The Richmond Journal of Law and Technology (JOLT) has just published a new article by Professor Stuart N. Brotman, the inaugural Howard Distinguished Endowed Professor of Media Management and Law and Beaman Professor of Journalism and Electronic Media at the University of Tennessee, Knoxville. The article, Intersecting Points in Parallel Lines: Toward Better Harmonization of Copyright Law and Communications Law Through Statutory and Institutional Reform, was supported by a Leonardo da Vinci Fellowship Research Grant from CPIP and the research assistance of recent Scalia Law graduate Samantha J. Levin. The article traverses the history and development of copyright and communications law, which have historically followed separate paths, and offers potential ways that they can be harmonized to match the current realities of the media marketplace.
A section of the article is copied below:
Approaches to Better Harmonization between Copyright Law and Communications Law
This Article highlights above the current reality, where copyright law and communications law remain in separate legislative and regulatory domains, yet with overlapping interests as media has increasingly combined content in a phenomenon known as convergence. Looking ahead, there are several approaches to consider that may be beneficial in creating better harmonization between copyright and communications law.
Statutory reform would be the most durable potential route, but also the most difficult to achieve at a political level. Neither the broadcasting nor cable industries have sought to upset the status quo by seeking new legislation, and without their joint support, it is highly unlikely that Congress would be motivated to act on its own. In theory, if Section 111 was deleted from the Copyright Act of 1976, broadcasters and cable operators would need to negotiate directly with each other for retransmitted broadcast programming content. Rates would be set in the marketplace rather than by the current government agency now in charge of statutory royalty rates for cable, the Copyright Royalty Board (CRB), which was created under the Copyright Royalty and Distribution Act of 2004. In turn, the CRB could be abolished outright.

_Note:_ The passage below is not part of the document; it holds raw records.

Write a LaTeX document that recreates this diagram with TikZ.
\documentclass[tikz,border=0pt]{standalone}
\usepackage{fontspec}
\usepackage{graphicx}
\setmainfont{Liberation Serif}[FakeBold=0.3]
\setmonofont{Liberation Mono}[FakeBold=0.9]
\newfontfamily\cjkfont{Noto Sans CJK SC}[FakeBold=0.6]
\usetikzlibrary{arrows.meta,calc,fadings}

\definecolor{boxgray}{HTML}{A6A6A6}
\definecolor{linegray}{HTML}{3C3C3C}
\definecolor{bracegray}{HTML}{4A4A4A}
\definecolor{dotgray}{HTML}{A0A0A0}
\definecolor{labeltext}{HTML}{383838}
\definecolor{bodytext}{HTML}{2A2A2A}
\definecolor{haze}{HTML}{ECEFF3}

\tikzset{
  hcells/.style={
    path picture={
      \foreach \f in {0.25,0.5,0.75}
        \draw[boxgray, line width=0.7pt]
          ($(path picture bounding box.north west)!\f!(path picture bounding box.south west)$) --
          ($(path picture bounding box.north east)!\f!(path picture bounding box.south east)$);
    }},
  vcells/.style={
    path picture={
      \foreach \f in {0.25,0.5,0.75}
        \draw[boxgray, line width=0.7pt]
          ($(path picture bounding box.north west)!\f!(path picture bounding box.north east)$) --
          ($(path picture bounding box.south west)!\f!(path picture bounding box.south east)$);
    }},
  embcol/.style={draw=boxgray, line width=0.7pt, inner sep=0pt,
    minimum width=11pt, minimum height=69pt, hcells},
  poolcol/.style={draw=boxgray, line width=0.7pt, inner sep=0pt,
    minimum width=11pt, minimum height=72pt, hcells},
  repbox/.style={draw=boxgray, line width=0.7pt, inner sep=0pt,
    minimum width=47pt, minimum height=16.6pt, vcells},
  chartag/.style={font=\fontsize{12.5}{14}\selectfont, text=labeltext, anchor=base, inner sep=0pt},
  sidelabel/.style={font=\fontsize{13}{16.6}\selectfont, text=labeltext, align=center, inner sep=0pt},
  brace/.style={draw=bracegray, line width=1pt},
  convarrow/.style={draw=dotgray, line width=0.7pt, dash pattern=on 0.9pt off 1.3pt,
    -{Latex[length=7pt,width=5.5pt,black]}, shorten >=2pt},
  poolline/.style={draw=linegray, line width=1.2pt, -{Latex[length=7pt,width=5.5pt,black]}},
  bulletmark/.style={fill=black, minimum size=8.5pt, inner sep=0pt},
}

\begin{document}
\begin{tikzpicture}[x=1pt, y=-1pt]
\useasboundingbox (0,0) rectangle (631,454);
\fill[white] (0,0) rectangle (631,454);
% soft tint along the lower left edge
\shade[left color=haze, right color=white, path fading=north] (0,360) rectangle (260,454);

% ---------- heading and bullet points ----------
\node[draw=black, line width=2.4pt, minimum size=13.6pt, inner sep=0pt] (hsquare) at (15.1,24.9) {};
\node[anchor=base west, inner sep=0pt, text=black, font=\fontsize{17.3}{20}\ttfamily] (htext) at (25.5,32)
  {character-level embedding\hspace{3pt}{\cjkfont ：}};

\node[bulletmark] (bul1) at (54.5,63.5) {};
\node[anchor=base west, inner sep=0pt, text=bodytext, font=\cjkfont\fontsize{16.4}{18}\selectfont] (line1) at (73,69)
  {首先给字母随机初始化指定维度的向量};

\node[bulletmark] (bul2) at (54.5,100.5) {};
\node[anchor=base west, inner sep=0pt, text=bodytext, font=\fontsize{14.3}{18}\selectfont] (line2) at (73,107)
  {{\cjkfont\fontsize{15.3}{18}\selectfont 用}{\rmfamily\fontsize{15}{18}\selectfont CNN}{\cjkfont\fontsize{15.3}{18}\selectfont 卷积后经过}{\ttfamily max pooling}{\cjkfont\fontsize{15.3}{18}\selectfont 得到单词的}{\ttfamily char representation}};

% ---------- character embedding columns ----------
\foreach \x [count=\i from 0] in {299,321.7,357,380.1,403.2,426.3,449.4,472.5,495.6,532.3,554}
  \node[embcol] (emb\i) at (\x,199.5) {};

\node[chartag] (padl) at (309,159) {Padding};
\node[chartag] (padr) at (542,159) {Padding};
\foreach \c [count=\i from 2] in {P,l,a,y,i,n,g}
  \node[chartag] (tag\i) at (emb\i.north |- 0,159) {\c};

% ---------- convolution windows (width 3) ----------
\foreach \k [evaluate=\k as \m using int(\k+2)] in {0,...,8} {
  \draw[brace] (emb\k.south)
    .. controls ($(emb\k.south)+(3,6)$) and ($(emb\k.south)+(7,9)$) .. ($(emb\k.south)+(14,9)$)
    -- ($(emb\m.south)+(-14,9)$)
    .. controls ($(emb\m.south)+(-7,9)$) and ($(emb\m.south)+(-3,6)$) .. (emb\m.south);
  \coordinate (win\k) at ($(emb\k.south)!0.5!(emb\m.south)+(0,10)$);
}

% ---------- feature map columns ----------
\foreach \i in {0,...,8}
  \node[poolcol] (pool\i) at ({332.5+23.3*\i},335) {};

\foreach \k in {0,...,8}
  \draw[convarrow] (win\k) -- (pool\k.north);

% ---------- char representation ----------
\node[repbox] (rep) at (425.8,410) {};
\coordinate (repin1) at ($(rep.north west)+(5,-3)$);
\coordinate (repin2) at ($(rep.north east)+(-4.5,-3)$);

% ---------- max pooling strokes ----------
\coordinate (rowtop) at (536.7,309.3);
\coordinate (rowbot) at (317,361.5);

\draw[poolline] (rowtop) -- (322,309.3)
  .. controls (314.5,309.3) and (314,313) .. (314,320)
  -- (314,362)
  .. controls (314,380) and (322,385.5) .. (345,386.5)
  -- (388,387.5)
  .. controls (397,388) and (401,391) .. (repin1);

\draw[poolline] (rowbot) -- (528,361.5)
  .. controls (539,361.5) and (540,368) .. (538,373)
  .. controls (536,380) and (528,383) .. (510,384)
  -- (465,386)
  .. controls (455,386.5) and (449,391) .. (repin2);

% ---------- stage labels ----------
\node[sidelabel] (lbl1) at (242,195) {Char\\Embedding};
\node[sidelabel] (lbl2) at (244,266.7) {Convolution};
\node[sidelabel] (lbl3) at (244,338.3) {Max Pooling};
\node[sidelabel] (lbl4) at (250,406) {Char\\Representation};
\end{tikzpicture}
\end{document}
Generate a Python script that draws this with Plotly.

In communications law, a modification to the Communications Act also would need to be made in order to create legislative symmetry. This would involve eliminating the must-carry option in the 1992 Cable Act, except for commercial independent and public television stations that could be guaranteed must-carry status under a grandfather clause. This would mean that the vast majority of the most-viewed stations nationwide would need to negotiate retransmission consent rights in the marketplace, as they already do. In order to phase this in, Congress may wish to enact a sunset provision in the existing Copyright Act that would bring this about on a certain date, while also giving industry players an opportunity to plan accordingly for a post-compulsory license environment.
Although some might argue that leaving both sets of negotiations to the marketplace might result in prohibitively high transaction costs for broadcasters and cable operators, there may be countervailing economies created since both parties could conduct one set of negotiations that covered both retransmission content and signal carriage rights. There also would be no regulatory compliance costs since the CRB would be abolished.
This possible solution is more elegant than realistic, since legislation typically occurs when the affected industries push for Congress to act. Here, the problem is apparent, but the likelihood of logical legislative reform is very low because comfort with the status quo has become the norm.
Consequently, it is useful to consider several incremental approaches that do not require any legislative changes. First, the Copyright Office of the Library of Congress and the FCC can and should begin to work more closely together given the converged and overlapping interests highlighted above. Such coordination is especially important as rapid technology shifts, such as the emergence of major Over-the-Top (OTT) services (e.g., Netflix, Hulu, Amazon Prime), challenge the established business models based on broadcasting and cable television.
Timely data and analysis regarding real-world activities in the brave new world of digital convergence would serve both agencies well. The recently-formed FCC Office of Economics and Analytics can serve as a resource for the Copyright Office as well as the FCC, especially since the Copyright Office does not have a comparable internal unit that it can draw upon for policy initiatives. Enhanced funding might be necessary to accomplish this expanded role.
Both agencies already have the capability to develop Notices of Inquiry (NOIs) to seek information and perspectives from affected industries and the public at large. With greater coordination, they could share the compiled records of separate NOIs, or even develop joint NOIs for topics of mutual interest where a broader base of responses and perspectives could be solicited in a single proceeding.
There can also be a formal designation of the FCC Chairman as the principal liaison to the Copyright Office. This would provide for an institutional structure that could promote cooperative activities at the highest levels of both agencies.
Congress can take advantage of such cooperation through minor legislative amendments to both the Copyright Act and the Communications Act that are not likely to raise any political objections. Congress could require the Copyright Office and the FCC to issue a joint report to the respective committees in the House and Senate on a periodic basis (e.g., every two or four years) that discusses the state of copyright protection on digital media platforms, including broadcasting, cable, satellites and broadband. These reports should reflect affected industry input, and can be useful materials for Congress to consider in formulating any legislative initiatives that would require support by these industry players.